I refactored the scheduling to not do any sleep inside the scheduled class. It relies on the sleep in flow/__init__.py, which simplifies the scheduling because it doesn't need to deal with stopping or housekeeping.

@petersilva , @MagikEh , @andreleblanc11 and I discussed on Teams whether the scheduled next time to gather should be calculated from the current time when the gather actually runs + scheduled_interval, or from the previously scheduled time + scheduled_interval.

My example:

example to demonstrate my question: 
scheduled interval is 30s

calculating next using current time:
we run at:
00:00:02 (next scheduled for 00:00:32)
00:00:34 (next scheduled for 00:01:04)
00:01:05 (next scheduled for 00:01:35)
00:01:38 (next scheduled for 00:02:08)
--> we always poll the remote server >= 30 seconds apart. 

or calculating next using the last scheduled time:
we run at:
00:00:02 (next scheduled for 00:00:32)
00:00:34 (next scheduled for 00:01:02)
00:01:03 (next scheduled for 00:01:32)
00:01:34 (next scheduled for 00:02:02)

--> we always poll the remote server <= 30 seconds apart.

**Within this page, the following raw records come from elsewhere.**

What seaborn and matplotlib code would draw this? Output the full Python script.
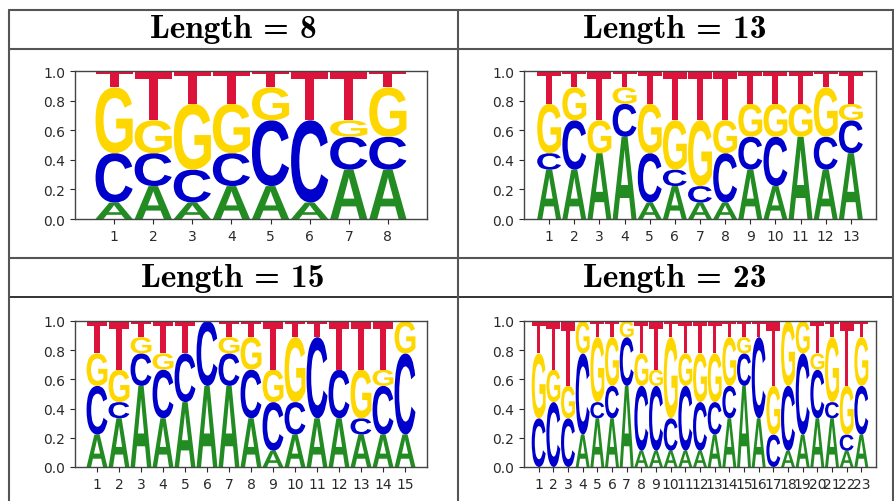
import numpy as np
import matplotlib
matplotlib.use('Agg')
import matplotlib.pyplot as plt
import seaborn as sns
from matplotlib.textpath import TextPath
from matplotlib.patches import PathPatch
from matplotlib.font_manager import FontProperties
from matplotlib.transforms import Affine2D

sns.set_style('ticks')
plt.rcParams['font.size'] = 10

# counts per position (out of 9 sequences), stacked bottom->top as A, C, G, T
bases = ['A', 'C', 'G', 'T']
base_colors = {'A': '#228B22', 'C': '#0000CD', 'G': '#FFD700', 'T': '#DC143C'}

len8_A = [1, 2, 1, 2, 2, 1, 3, 3]
len8_C = [3, 2, 2, 2, 4, 5, 2, 2]
len8_G = [4, 2, 4, 3, 2, 0, 1, 3]
len8_T = [1, 3, 2, 2, 1, 3, 3, 1]

len13_A = [3, 3, 4, 5, 1, 2, 1, 1, 3, 2, 5, 3, 4]
len13_C = [1, 3, 0, 2, 3, 1, 1, 3, 2, 3, 0, 2, 2]
len13_G = [3, 2, 2, 1, 3, 3, 4, 2, 2, 2, 2, 3, 1]
len13_T = [2, 1, 3, 1, 2, 3, 3, 3, 2, 2, 2, 1, 2]

len15_A = [2, 3, 5, 3, 4, 5, 5, 3, 1, 2, 3, 3, 2, 2, 2]
len15_C = [3, 1, 2, 3, 3, 4, 2, 3, 3, 2, 5, 3, 1, 3, 5]
len15_G = [2, 2, 1, 1, 0, 0, 1, 2, 2, 4, 0, 0, 3, 1, 2]
len15_T = [2, 3, 1, 2, 2, 0, 1, 1, 3, 1, 1, 3, 3, 3, 0]

len23_A = [0, 0, 0, 2, 3, 3, 5, 1, 1, 1, 1, 1, 2, 3, 5, 3, 0, 1, 2, 3, 3, 1, 2]
len23_C = [3, 4, 3, 5, 1, 2, 3, 4, 4, 2, 4, 3, 2, 2, 2, 5, 2, 4, 5, 3, 1, 1, 3]
len23_G = [4, 2, 2, 2, 4, 3, 1, 2, 1, 5, 2, 3, 3, 3, 1, 0, 3, 4, 2, 1, 4, 3, 3]
len23_T = [2, 3, 4, 0, 1, 1, 0, 2, 3, 1, 2, 2, 2, 1, 1, 1, 4, 0, 0, 2, 1, 4, 1]

n_seqs = 9
panel_lengths = [8, 13, 15, 23]
panel_counts = {
    8: [len8_A, len8_C, len8_G, len8_T],
    13: [len13_A, len13_C, len13_G, len13_T],
    15: [len15_A, len15_C, len15_G, len15_T],
    23: [len23_A, len23_C, len23_G, len23_T],
}

fp = FontProperties(family='Liberation Sans', weight='bold')
glyphs = {b: TextPath((0, 0), b, size=1, prop=fp) for b in bases}


def draw_letter(ax, letter, x, y, h, w=0.95):
    if h <= 0:
        return
    path = glyphs[letter]
    bb = path.get_extents()
    t = (Affine2D().translate(-bb.x0, -bb.y0)
         .scale(w / bb.width, h / bb.height)
         .translate(x - w / 2, y)) + ax.transData
    ax.add_patch(PathPatch(path, lw=0, fc=base_colors[letter], transform=t))


def draw_logo(ax, counts):
    probs = np.array(counts, dtype=float) / n_seqs
    n = probs.shape[1]
    for i in range(n):
        bottom = 0.0
        for j, b in enumerate(bases):
            draw_letter(ax, b, i + 1, bottom, probs[j, i])
            bottom += probs[j, i]
    ax.set_xlim(0, n + 1)
    ax.set_ylim(0, 1)
    ax.set_xticks(range(1, n + 1))
    ax.set_xticklabels([str(k) for k in range(1, n + 1)])
    ax.set_yticks([0, 0.2, 0.4, 0.6, 0.8, 1.0])
    ax.set_yticklabels(['0.0', '0.2', '0.4', '0.6', '0.8', '1.0'])
    for s in ax.spines.values():
        s.set_visible(True)
        s.set_color('#444444')
        s.set_linewidth(1.0)
    ax.tick_params(colors='#2a2a2a', labelsize=10, length=3.5, width=0.8)


W, H = 894, 502
fig = plt.figure(figsize=(W / 100, H / 100), dpi=100)

# table frame drawn in pixel coordinates
bg = fig.add_axes([0, 0, 1, 1])
bg.set_xlim(0, W)
bg.set_ylim(H, 0)
bg.axis('off')
line_kw = dict(color='#555555', lw=1.5)
bg.plot([9, 894], [11, 11], **line_kw)
bg.plot([9, 894], [50, 50], **line_kw)
bg.plot([9, 894], [259, 259], **line_kw)
bg.plot([9, 894], [298, 298], color='#111111', lw=1.2)
bg.plot([9, 9], [11, 502], **line_kw)
bg.plot([458, 458], [11, 502], **line_kw)
bg.plot([893, 893], [11, 502], **line_kw)

header_pos = [(233, 30), (675, 30), (233, 279), (675, 279)]
axes_px = [(75, 72, 427, 220), (524, 72, 876, 220),
           (75, 322, 427, 468), (524, 322, 876, 468)]

for L, (hx, hy), (x0, y0, x1, y1) in zip(panel_lengths, header_pos, axes_px):
    bg.text(hx, hy, 'Length = %d' % L, ha='center', va='center',
            fontsize=24, color='black', family='cmb10')
    ax = fig.add_axes([x0 / W, 1 - y1 / H, (x1 - x0) / W, (y1 - y0) / H])
    draw_logo(ax, panel_counts[L])

fig.savefig('out.png', dpi=100, facecolor='white')
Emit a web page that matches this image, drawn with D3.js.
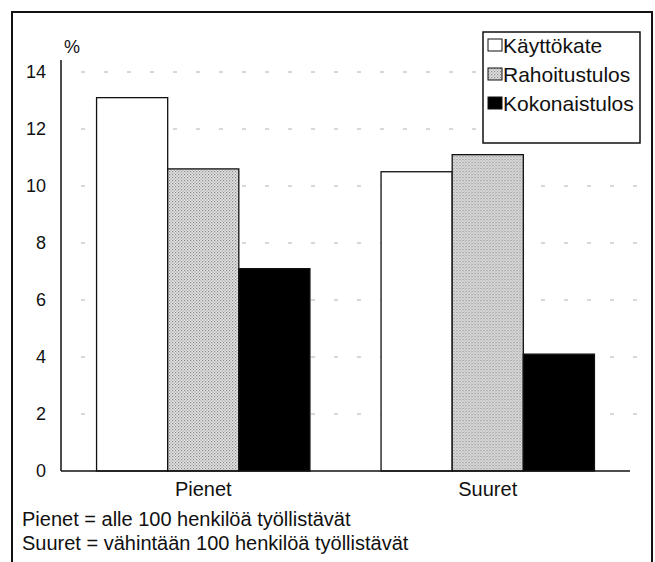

Would we rather overshoot or undershoot our interval?

@MagikEh brought up good points about what would happen if polling (or other work) takes longer than the scheduled_interval. If every poll takes longer than the scheduled interval, the next poll would always happen immediately.

If the poll takes longer than the scheduled interval occasionally, then using the last scheduled time to calculate the next gather time means that every subsequent gather after the long one would happen immediately, until the lost time is made up.

Using the current time for scheduling the next gather, the next scheduled gather after the long poll would happen immediately, but then the next gather after that would be scheduled for a future time. This gives a bit of a cool down period.


@petersilva said "An argument against precise intervals is it tends to synchronize work... that we don't want synchronized... if you have 150 polls... is there a good reason for them all to start polling at exactly the same time? It's not synchronized swimming."

Calculating the next scheduled time from the last scheduled time would cause a lot of synchronization, leading to load spikes at common intervals (30s, 1m, 15m, 30m, etc.), so it seems like calculating based on the current gather time is the better option for us.

petersilva commented 6 days ago

fwiw, what james wants already works:


scheduled_minute 2,17,32,57

will run pretty close to every fifteen minutes starting at exactly those times. This is new in 3.0.55, because prior to that you would have had to also specify scheduled_hour 0,1,2,3... (all of them.) which was a bit ugly, now it just defaults to all of them if omitted.

reidsunderland commented 1 day ago

I re-read the original description from Andre, and I think the problem was partially caused by the housekeeping needing to run at roughly the same time as the appointment. It would sleep until housekeeping was required, which coincided with when the next appointment was scheduled. So it would run housekeeping, but by the time that finished and the scheduled gather was called again, the appointment was already in the past.

But I added likely fixed because we merged #1223, that refactors the scheduling so all sleeping happens in the main flow run loop. Now the scheduled code doesn't need to worry about housekeeping at all. And if it is too late to the next scheduled appointment, it will still do the poll/gather and only "future" appointments might get skipped if they're already in the past.

petersilva commented 17 hours ago

When @andreleblanc11 gets back, he can try to reproduce the issue he had with the new version. I agree that it is likely resolved... I'm just not sure.